India’s reliance on the yo-yo test as a selection criterion for the national cricket team might not be the brightest ideas, if an expert in fitness analytics is to be believed. Stressing that even big-time basketball at the highest level – the NBA teams, have refrained from using the advanced version of the beep test, Boden Westover, the Director of Marketing at Catapult Sports, said that the yo-yo wasn’t an accurate marker ahead of selection in cricket.
Catapult makes GPS devices that are used by over a 1000 teams across the world for advanced running analysis, but Westover insisted that both his device as well as the yo-yo parameters aren’t the best grounds to deny selection. “We encourage teams to not compare athletes’ numbers based on these tests. Even basketball and NBA with its back and forth runs doesn’t use yo-yo, because you can’t compare two athletes,” he explained.
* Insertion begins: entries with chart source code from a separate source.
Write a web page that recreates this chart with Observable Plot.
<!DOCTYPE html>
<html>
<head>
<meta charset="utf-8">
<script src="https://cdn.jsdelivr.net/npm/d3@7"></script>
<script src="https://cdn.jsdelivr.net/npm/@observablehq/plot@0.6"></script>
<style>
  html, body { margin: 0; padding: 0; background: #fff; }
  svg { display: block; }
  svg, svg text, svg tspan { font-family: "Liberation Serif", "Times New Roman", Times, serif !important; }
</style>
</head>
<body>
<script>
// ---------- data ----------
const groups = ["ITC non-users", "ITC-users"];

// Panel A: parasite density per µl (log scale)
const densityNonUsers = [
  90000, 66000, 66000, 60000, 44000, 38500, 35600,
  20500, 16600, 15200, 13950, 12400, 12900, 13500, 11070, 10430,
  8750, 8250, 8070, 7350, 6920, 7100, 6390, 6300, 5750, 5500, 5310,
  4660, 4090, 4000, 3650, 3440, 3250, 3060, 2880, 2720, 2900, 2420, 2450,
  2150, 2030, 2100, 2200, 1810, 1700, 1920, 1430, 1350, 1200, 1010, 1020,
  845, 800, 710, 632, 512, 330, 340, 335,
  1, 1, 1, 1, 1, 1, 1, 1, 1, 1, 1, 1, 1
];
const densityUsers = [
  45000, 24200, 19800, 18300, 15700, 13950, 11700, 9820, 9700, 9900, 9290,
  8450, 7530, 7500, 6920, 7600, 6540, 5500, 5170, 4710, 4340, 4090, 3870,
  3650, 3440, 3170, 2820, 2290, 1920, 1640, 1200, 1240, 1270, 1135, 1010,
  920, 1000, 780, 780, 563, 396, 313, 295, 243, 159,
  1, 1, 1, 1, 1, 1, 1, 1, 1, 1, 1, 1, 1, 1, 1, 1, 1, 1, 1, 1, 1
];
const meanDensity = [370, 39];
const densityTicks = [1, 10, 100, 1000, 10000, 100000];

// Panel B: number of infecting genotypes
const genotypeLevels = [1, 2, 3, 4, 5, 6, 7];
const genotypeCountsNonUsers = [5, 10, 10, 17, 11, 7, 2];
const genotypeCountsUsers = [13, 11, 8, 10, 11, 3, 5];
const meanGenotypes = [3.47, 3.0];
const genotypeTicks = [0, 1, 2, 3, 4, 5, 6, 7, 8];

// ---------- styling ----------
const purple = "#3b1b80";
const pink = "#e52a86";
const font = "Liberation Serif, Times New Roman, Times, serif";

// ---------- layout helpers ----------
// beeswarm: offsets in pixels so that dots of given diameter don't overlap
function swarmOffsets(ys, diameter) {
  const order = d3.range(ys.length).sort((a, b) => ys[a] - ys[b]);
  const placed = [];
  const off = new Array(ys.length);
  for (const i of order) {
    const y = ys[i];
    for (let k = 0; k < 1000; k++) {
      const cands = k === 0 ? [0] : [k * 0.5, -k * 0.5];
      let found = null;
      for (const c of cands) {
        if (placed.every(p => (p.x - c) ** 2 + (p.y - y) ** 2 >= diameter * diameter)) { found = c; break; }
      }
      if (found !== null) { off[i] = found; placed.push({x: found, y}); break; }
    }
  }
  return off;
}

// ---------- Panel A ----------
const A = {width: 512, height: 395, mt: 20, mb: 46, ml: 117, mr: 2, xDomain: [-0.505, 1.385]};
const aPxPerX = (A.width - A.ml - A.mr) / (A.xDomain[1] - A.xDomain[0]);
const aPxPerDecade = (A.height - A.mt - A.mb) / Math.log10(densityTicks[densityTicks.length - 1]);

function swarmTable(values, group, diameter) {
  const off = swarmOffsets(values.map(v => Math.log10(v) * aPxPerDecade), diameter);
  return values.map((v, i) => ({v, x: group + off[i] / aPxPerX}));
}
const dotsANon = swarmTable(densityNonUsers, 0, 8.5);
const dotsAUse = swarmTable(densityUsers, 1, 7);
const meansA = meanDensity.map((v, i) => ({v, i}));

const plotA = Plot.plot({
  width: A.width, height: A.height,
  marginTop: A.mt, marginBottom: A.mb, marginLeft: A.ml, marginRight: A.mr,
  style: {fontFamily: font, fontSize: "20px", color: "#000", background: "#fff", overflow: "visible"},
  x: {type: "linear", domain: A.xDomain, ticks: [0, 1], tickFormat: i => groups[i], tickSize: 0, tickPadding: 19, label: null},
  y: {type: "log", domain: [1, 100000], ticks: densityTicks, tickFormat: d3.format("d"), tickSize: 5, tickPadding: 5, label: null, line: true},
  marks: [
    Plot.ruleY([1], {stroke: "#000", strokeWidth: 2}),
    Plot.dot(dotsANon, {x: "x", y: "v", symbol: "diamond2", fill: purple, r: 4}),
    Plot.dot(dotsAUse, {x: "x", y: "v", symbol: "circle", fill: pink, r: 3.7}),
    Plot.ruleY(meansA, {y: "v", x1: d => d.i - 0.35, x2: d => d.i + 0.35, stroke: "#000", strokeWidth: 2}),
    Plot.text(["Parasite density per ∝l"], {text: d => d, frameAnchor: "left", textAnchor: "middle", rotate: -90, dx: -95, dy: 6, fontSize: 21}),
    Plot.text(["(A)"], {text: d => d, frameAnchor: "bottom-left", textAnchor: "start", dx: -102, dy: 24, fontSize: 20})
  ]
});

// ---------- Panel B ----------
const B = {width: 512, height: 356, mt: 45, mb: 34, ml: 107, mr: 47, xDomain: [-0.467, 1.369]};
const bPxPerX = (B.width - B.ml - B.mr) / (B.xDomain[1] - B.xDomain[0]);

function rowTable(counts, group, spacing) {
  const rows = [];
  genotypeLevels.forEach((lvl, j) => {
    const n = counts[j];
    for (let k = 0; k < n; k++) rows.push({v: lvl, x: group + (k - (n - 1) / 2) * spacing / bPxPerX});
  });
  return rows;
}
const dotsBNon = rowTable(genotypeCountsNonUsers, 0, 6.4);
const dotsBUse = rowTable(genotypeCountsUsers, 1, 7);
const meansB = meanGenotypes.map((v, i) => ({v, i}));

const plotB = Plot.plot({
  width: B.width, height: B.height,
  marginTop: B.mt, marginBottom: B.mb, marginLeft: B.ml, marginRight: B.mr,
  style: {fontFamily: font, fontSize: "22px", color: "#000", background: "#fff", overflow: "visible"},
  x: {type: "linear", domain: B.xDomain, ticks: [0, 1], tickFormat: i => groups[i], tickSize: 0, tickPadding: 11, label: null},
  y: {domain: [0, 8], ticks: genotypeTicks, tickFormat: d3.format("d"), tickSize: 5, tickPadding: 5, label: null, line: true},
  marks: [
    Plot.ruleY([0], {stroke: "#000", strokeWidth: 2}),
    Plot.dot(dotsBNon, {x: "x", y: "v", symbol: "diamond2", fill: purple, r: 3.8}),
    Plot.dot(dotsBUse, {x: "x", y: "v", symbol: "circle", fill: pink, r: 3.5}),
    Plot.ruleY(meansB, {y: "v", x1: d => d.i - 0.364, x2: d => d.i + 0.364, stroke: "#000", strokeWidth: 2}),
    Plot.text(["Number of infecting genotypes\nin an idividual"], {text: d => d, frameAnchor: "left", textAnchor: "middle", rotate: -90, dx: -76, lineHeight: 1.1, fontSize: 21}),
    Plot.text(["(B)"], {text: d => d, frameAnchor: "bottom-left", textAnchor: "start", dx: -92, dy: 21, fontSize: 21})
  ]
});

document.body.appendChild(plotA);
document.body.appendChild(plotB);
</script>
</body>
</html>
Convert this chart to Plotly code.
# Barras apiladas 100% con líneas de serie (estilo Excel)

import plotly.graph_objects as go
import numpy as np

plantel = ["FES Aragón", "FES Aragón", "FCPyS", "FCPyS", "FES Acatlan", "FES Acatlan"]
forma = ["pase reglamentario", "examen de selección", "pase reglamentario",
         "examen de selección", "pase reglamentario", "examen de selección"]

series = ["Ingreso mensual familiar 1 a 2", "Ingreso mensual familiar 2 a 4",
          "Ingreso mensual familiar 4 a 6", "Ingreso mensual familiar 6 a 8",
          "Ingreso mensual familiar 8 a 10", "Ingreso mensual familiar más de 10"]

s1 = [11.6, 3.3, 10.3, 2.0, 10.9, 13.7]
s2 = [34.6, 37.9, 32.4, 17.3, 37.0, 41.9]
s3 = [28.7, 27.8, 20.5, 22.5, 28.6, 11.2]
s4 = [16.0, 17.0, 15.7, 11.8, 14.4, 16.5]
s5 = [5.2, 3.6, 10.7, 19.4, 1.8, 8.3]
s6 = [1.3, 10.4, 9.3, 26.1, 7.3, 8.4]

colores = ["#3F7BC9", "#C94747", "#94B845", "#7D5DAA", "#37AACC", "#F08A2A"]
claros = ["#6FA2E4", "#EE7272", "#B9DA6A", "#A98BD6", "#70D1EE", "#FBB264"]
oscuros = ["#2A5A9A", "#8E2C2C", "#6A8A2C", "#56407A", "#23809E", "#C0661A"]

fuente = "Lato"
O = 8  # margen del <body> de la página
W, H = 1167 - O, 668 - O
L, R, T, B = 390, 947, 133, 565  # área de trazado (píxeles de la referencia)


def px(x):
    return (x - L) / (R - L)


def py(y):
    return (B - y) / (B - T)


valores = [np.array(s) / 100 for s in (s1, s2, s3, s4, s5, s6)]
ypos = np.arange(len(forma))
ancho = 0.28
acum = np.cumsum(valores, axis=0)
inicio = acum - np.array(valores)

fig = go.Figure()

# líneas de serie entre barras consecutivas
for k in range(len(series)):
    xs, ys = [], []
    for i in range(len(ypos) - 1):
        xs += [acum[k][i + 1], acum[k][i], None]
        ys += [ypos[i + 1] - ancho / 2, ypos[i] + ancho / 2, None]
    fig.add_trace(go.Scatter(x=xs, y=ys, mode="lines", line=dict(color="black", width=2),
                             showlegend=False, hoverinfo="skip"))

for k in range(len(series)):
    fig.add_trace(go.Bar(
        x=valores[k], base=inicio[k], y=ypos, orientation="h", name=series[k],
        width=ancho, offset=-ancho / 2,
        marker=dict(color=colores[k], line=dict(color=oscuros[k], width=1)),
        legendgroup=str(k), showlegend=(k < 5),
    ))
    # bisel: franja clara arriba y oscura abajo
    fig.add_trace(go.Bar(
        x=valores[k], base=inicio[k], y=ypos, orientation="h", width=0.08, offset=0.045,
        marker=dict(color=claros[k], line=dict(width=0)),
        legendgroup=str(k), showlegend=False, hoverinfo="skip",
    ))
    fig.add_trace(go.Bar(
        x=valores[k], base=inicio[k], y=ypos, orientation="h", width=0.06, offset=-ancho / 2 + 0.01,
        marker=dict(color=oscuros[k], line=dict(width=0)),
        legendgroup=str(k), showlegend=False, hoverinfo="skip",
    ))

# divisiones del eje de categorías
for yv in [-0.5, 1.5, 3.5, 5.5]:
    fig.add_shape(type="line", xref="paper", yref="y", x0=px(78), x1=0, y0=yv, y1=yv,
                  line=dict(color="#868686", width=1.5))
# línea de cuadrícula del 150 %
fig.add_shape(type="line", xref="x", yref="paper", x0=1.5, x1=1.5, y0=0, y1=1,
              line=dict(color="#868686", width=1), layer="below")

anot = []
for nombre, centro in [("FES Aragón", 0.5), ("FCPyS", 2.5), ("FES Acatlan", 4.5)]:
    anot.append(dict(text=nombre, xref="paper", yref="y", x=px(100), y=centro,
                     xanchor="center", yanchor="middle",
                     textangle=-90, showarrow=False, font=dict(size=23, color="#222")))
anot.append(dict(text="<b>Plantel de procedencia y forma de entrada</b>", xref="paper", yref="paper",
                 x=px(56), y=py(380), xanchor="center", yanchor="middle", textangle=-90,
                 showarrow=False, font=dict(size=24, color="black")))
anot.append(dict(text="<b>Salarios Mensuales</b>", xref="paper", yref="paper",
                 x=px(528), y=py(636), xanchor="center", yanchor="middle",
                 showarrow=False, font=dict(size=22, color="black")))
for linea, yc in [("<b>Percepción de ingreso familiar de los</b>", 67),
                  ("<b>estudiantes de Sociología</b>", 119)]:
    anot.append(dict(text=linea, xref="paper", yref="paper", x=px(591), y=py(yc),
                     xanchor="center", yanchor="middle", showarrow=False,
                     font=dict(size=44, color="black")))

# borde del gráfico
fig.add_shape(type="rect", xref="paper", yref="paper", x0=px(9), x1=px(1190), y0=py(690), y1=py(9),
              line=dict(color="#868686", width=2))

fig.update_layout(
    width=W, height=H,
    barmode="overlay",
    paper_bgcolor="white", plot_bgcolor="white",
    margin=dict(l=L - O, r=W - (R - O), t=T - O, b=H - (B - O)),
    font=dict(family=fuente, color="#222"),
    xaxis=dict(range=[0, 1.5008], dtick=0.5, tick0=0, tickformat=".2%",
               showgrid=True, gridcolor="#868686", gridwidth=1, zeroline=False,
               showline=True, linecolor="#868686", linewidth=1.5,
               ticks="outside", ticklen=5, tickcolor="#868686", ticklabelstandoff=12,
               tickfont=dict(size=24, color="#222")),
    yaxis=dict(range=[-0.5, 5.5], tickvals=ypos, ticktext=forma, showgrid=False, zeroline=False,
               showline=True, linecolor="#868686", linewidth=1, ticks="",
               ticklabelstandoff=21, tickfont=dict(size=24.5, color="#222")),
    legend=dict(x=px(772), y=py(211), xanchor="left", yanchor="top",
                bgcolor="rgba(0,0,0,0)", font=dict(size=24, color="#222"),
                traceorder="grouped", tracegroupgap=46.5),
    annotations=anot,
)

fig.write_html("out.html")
Westover reckons that for starters different athletes respond differently based on their body metabolism and lung capacities. Moreover, he believes that because cricket is a game of varied skills – hand-eye coordination, body balance, footwork, head position and reflexes – the yo-yo test might not be a sufficient indicator of a player’s readiness to last a match.
“It’s good for generic movement analysis. But it is not for measuring fitness or performance,” Westover said. NBA and Collegiate basketball which witnesses similar post-to-post runs, had long realised the futility of the yo-yo to determine selection. The yo-yo test is under scrutiny because the Indian management has turned it into a hard and fast eligibility criterion.